** BEGIN Dataset extract **

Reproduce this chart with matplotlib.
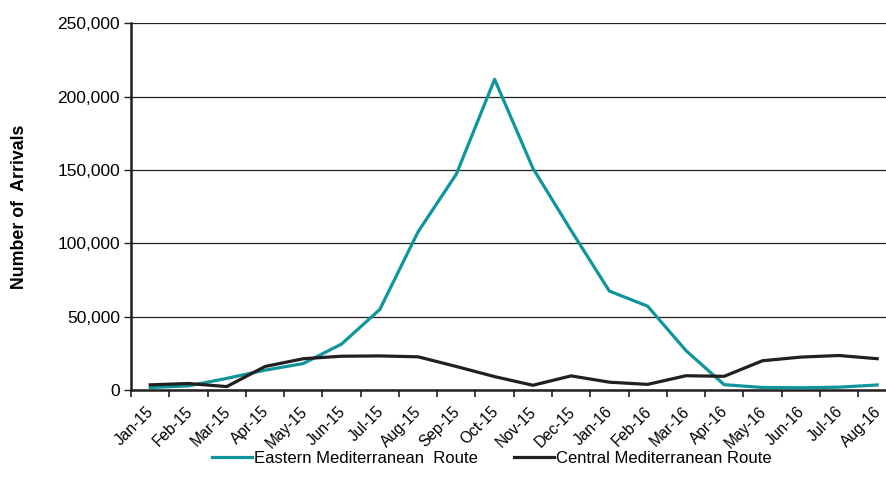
import numpy as np
import matplotlib.pyplot as plt
import matplotlib.transforms as mtransforms
from matplotlib.ticker import FuncFormatter, FixedLocator

plt.rcParams['font.family'] = ['Liberation Sans', 'DejaVu Sans']

months = ['Jan-15', 'Feb-15', 'Mar-15', 'Apr-15', 'May-15', 'Jun-15', 'Jul-15',
          'Aug-15', 'Sep-15', 'Oct-15', 'Nov-15', 'Dec-15', 'Jan-16', 'Feb-16',
          'Mar-16', 'Apr-16', 'May-16', 'Jun-16', 'Jul-16', 'Aug-16']
eastern = [1700, 2800, 7900, 13500, 18000, 31300, 54900, 107800, 147100, 211700,
           151200, 108700, 67400, 57100, 26900, 3600, 1700, 1500, 1900, 3400]
central = [3500, 4400, 2300, 16000, 21300, 23000, 23200, 22600, 16000, 9100,
           3200, 9600, 5300, 3800, 9700, 9300, 19900, 22400, 23500, 21300]

fig = plt.figure(figsize=(8.86, 4.93), dpi=100)
ax = fig.add_axes([0.148, 0.209, 0.852, 0.744])

x = np.arange(len(months))
ax.plot(x, eastern, color='#0f959c', lw=2.3, label='Eastern Mediterranean  Route', zorder=3)
ax.plot(x, central, color='#231f20', lw=2.3, label='Central Mediterranean Route', zorder=3)

ax.set_ylim(0, 250000)
ax.set_xlim(-0.5, 19.23)
ax.set_yticks(np.arange(0, 250001, 50000))
ax.yaxis.set_major_formatter(FuncFormatter(lambda v, p: f'{int(v):,}'))
ax.grid(axis='y', color='#231f20', lw=0.9)
ax.set_axisbelow(True)

ax.set_xticks(x)
ax.set_xticklabels(months, rotation=45, ha='right', rotation_mode='anchor', fontsize=11.2)
ax.tick_params(axis='x', which='major', length=0, pad=10)
# nudge the rotated labels a little to the left, so the last one stays inside
shift = mtransforms.ScaledTranslation(-0.04, 0, fig.dpi_scale_trans)
for lbl in ax.get_xticklabels():
    lbl.set_transform(lbl.get_transform() + shift)
ax.xaxis.set_minor_locator(FixedLocator(np.arange(-0.5, 20, 1)))
ax.tick_params(axis='x', which='minor', length=5, width=1.2, color='#231f20')
ax.tick_params(axis='y', length=5, width=1, color='#231f20', labelsize=12.5, pad=3)

for s in ['top', 'right']:
    ax.spines[s].set_visible(False)
for s in ['left', 'bottom']:
    ax.spines[s].set_linewidth(1.8)
    ax.spines[s].set_color('#231f20')

ax.set_ylabel('Number of  Arrivals', fontsize=12.8, fontweight='bold')
ax.yaxis.set_label_coords(-0.137, 0.499)

fig.legend(loc='center', bbox_to_anchor=(0.555, 0.07), ncol=2, frameon=False,
           fontsize=12, handlelength=2.4, handletextpad=0.1, columnspacing=2.2)

fig.savefig('out.png', dpi=100)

** END Dataset extract **

§ **Given exercise**:
Leave out the pictures and repeat exactly the lines from the start of the material through the line that contains "ax.plot(x, central, color='#231f20', lw=2.3, label='Central", both included.

§ **Solution**:
Reproduce this chart with matplotlib.
import numpy as np
import matplotlib.pyplot as plt
import matplotlib.transforms as mtransforms
from matplotlib.ticker import FuncFormatter, FixedLocator

plt.rcParams['font.family'] = ['Liberation Sans', 'DejaVu Sans']

months = ['Jan-15', 'Feb-15', 'Mar-15', 'Apr-15', 'May-15', 'Jun-15', 'Jul-15',
          'Aug-15', 'Sep-15', 'Oct-15', 'Nov-15', 'Dec-15', 'Jan-16', 'Feb-16',
          'Mar-16', 'Apr-16', 'May-16', 'Jun-16', 'Jul-16', 'Aug-16']
eastern = [1700, 2800, 7900, 13500, 18000, 31300, 54900, 107800, 147100, 211700,
           151200, 108700, 67400, 57100, 26900, 3600, 1700, 1500, 1900, 3400]
central = [3500, 4400, 2300, 16000, 21300, 23000, 23200, 22600, 16000, 9100,
           3200, 9600, 5300, 3800, 9700, 9300, 19900, 22400, 23500, 21300]

fig = plt.figure(figsize=(8.86, 4.93), dpi=100)
ax = fig.add_axes([0.148, 0.209, 0.852, 0.744])

x = np.arange(len(months))
ax.plot(x, eastern, color='#0f959c', lw=2.3, label='Eastern Mediterranean  Route', zorder=3)
ax.plot(x, central, color='#231f20', lw=2.3, label='Central Mediterranean Route', zorder=3)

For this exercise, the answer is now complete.